Alex, Henry said repeatedly that he’d been stabbed and was already incapacitated on the ground, spoken to in such a shocking manner, and dragged unceremoniously across a gravel drive. He was handcuffed and then read his rights; this was not a ‘split-second decision.’ As for those virtue-signaling an act of symbolism for a movement that descended into chaos and corruption, don’t be surprised if their calls asking to depoliticize events are treated with disdain. As I said, imagine what the last 72 hours would be like if the ethnicities were reversed and that footage was released.

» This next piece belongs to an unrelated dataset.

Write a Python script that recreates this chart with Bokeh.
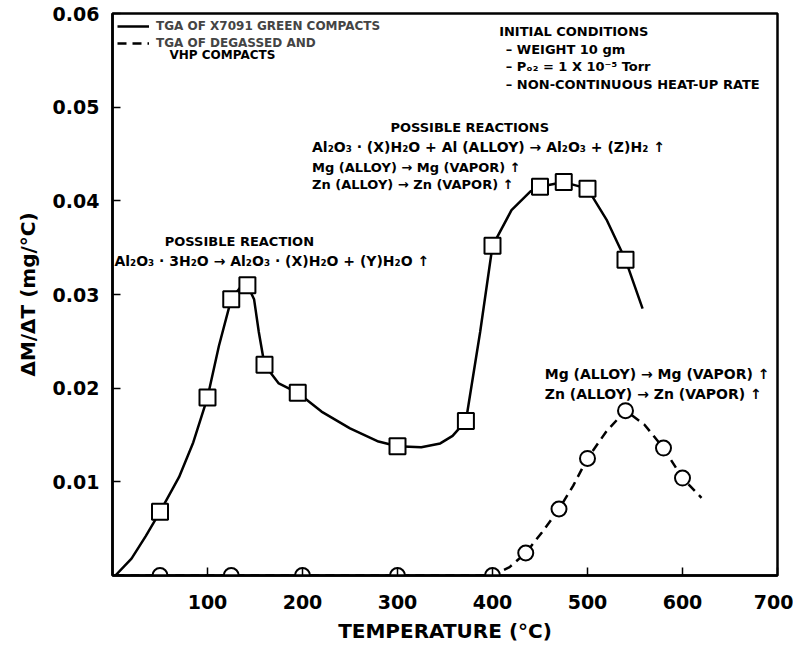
from bokeh.plotting import figure
from bokeh.models import Range1d, FixedTicker, Label, Legend, LegendItem
from bokeh.embed import file_html
from bokeh.resources import INLINE

# ---- data ----
# TGA of X7091 green compacts: measured points (squares)
green_temp = [50, 100, 125, 142, 160, 195, 300, 372, 400, 450, 475, 500, 540]
green_rate = [0.0068, 0.019, 0.0295, 0.031, 0.0225, 0.0195, 0.0138, 0.0165, 0.0352, 0.0415, 0.042, 0.0413, 0.0337]
# traced line of the green-compact curve
green_line_temp = [3, 20, 35, 50, 70, 85, 100, 112, 125, 134, 142, 149, 154, 160, 175, 195, 220, 250, 280, 300,
                   325, 345, 358, 372, 387, 400, 420, 440, 450, 475, 500, 520, 540, 558]
green_line_rate = [0.0, 0.0018, 0.0042, 0.0068, 0.0105, 0.0142, 0.019, 0.0245, 0.0295, 0.0307, 0.031, 0.0295,
                   0.026, 0.0225, 0.0205, 0.0195, 0.0175, 0.0157, 0.0143, 0.0138, 0.0137, 0.0141, 0.0149, 0.0165,
                   0.026, 0.0352, 0.039, 0.041, 0.0415, 0.042, 0.0413, 0.038, 0.0337, 0.0285]
# TGA of degassed and VHP compacts: measured points (circles)
vhp_temp = [50, 125, 200, 300, 400, 435, 470, 500, 540, 580, 600]
vhp_rate = [0.0, 0.0, 0.0, 0.0, 0.0, 0.0024, 0.0071, 0.0125, 0.0176, 0.0136, 0.0104]
# traced dashed line of the degassed curve
vhp_line_temp = [3, 100, 200, 300, 400, 418, 435, 452, 470, 485, 500, 520, 540, 560, 580, 600, 620]
vhp_line_rate = [0.0, 0.0, 0.0, 0.0, 0.0, 0.0009, 0.0024, 0.0046, 0.0071, 0.0096, 0.0125, 0.0154, 0.0176, 0.0161,
                 0.0136, 0.0104, 0.0083]

x_ticks = [100, 200, 300, 400, 500, 600, 700]
y_ticks = [0.01, 0.02, 0.03, 0.04, 0.05, 0.06]

FONT = "DejaVu Sans"

p = figure(frame_width=665, frame_height=562,
           x_range=Range1d(0, 700), y_range=Range1d(0, 0.06),
           output_backend="svg", toolbar_location=None,
           min_border_left=112, min_border_right=16, min_border_top=13, min_border_bottom=71,
           background_fill_color="white", border_fill_color="white")

p.xgrid.visible = False
p.ygrid.visible = False
p.outline_line_color = "black"
p.outline_line_width = 2.5

for ax in (p.xaxis[0], p.yaxis[0]):
    ax.axis_line_width = 2.5
    ax.major_tick_in = 8
    ax.major_tick_out = 0
    ax.major_tick_line_width = 1.5
    ax.minor_tick_in = 0
    ax.minor_tick_out = 0
    ax.major_label_text_font = FONT
    ax.major_label_text_font_size = "19px"
    ax.major_label_text_font_style = "bold"
    ax.major_label_text_color = "black"
    ax.axis_label_text_font = FONT
    ax.axis_label_text_font_size = "20px"
    ax.axis_label_text_font_style = "bold"
    ax.axis_label_text_color = "black"

p.xaxis.ticker = FixedTicker(ticks=x_ticks)
p.yaxis.ticker = FixedTicker(ticks=y_ticks)
p.yaxis.major_label_overrides = {t: f"{t:.2f}" for t in y_ticks}
p.xaxis.major_label_standoff = 19
p.yaxis.major_label_standoff = 13
p.xaxis.axis_label = "TEMPERATURE (°C)"
p.yaxis.axis_label = "ΔM/ΔT (mg/°C)"
p.xaxis.axis_label_standoff = 7
p.yaxis.axis_label_standoff = 10

r_green = p.line(green_line_temp, green_line_rate, line_color="black", line_width=2.5)
r_vhp = p.line(vhp_line_temp, vhp_line_rate, line_color="black", line_width=2.5, line_dash="9 6")
r_sq = p.scatter(green_temp, green_rate, marker="square", size=16, fill_color="white",
                 line_color="black", line_width=2)
r_ci = p.scatter(vhp_temp, vhp_rate, marker="circle", size=15, fill_color="white",
                 line_color="black", line_width=2)
for r in (r_green, r_vhp, r_sq, r_ci):
    if hasattr(r, "clip"):
        r.clip = False

legend = Legend(items=[LegendItem(label="TGA OF X7091 GREEN COMPACTS", renderers=[r_green]),
                       LegendItem(label="TGA OF DEGASSED AND", renderers=[r_vhp])],
                location="top_left", border_line_alpha=0, background_fill_alpha=0,
                label_text_font=FONT, label_text_font_size="12px", label_text_font_style="bold",
                glyph_width=32, glyph_height=16, label_height=16, spacing=1, padding=5, margin=0,
                label_standoff=7)
p.add_layout(legend)


def note(x, y, text, align="left", size="13px"):
    p.add_layout(Label(x=x, y=y, text=text, text_font=FONT, text_font_size=size,
                       text_font_style="bold", text_color="black", text_align=align,
                       text_baseline="middle"))


note(60, 0.0556, "VHP COMPACTS", size="12px")

note(407, 0.0581, "INITIAL CONDITIONS")
note(414, 0.0562, "–  WEIGHT 10 gm")
note(414, 0.0543, "–  Pₒ₂ = 1 X 10⁻⁵ Torr")
note(414, 0.0524, "–  NON-CONTINUOUS HEAT-UP RATE")

note(376, 0.0478, "POSSIBLE REACTIONS", align="center")
note(210, 0.0457, "Al₂O₃ · (X)H₂O + Al (ALLOY) → Al₂O₃ + (Z)H₂ ↑", size="14px")
note(210, 0.0436, "Mg (ALLOY) → Mg (VAPOR) ↑")
note(210, 0.0417, "Zn (ALLOY) → Zn (VAPOR) ↑")

note(55, 0.0357, "POSSIBLE REACTION")
note(2, 0.0336, "Al₂O₃ · 3H₂O → Al₂O₃ · (X)H₂O + (Y)H₂O ↑", size="14px")

note(455, 0.0215, "Mg (ALLOY) → Mg (VAPOR) ↑", size="14px")
note(455, 0.0194, "Zn (ALLOY) → Zn (VAPOR) ↑", size="14px")

open("out.html", "w").write(file_html(p, INLINE))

@Nick: Actually Farage said both things. The full video is here. https://www.youtube.com/watch?v=pBFH3ydyfKs. The remark you quoted is at 05:30, the one I quoted is a bit earlier. There’s lots of stuff to disagree with in the video, but I don’t see any point in it where he calls for violence. I think you’re attributing too much to his use of the word ‘rage’, which he’s using in a context that clearly means ‘anger’ – an emotion that politicians in all parties regularly express. (To be clear, I don’t like much of what Nigel Farage stands for, but I also don’t think it’s helpful to constantly look for the worst possible interpretation of everything your opponents say)
But the wider point is that there are real questions about the state of policing, which in the light of the police’s response to Henry Nowak’s murder, many people are going to be legitimately worried about. Nigel Farage is talking about those questions. Maybe not in a good way, but he’s talking about them. We’re basically taking potshots at his choice of words while ignoring the actual issues. Which of those approaches do you think is most likely to resonate with voters?
@Chloe: Well the time Bijan Ebrahimi was arrested instead of his future murderer was on video. It didn’t lead to any rioting or “vitue signaling” from what I recall. There was an inquiry that did conclude that institutional racism was a factor. But there were no large-scale demonstrations or riots about it. So there’s your answer.
@Simon Robinson &c: Please stop pretending Nigel Farage is acting in good faith. He has just seized on one case of supposed “anti-white bias” by the police (the only one available) and he ignores all the others that show no such thing or even the opposite. It’s blatant hypocrisy, and we should lend no credibility whatsoever to anything he says.
Alex Macfie says:
“He [Farage], has just seized on one case of supposed “anti-white bias” by the police (the only one available)”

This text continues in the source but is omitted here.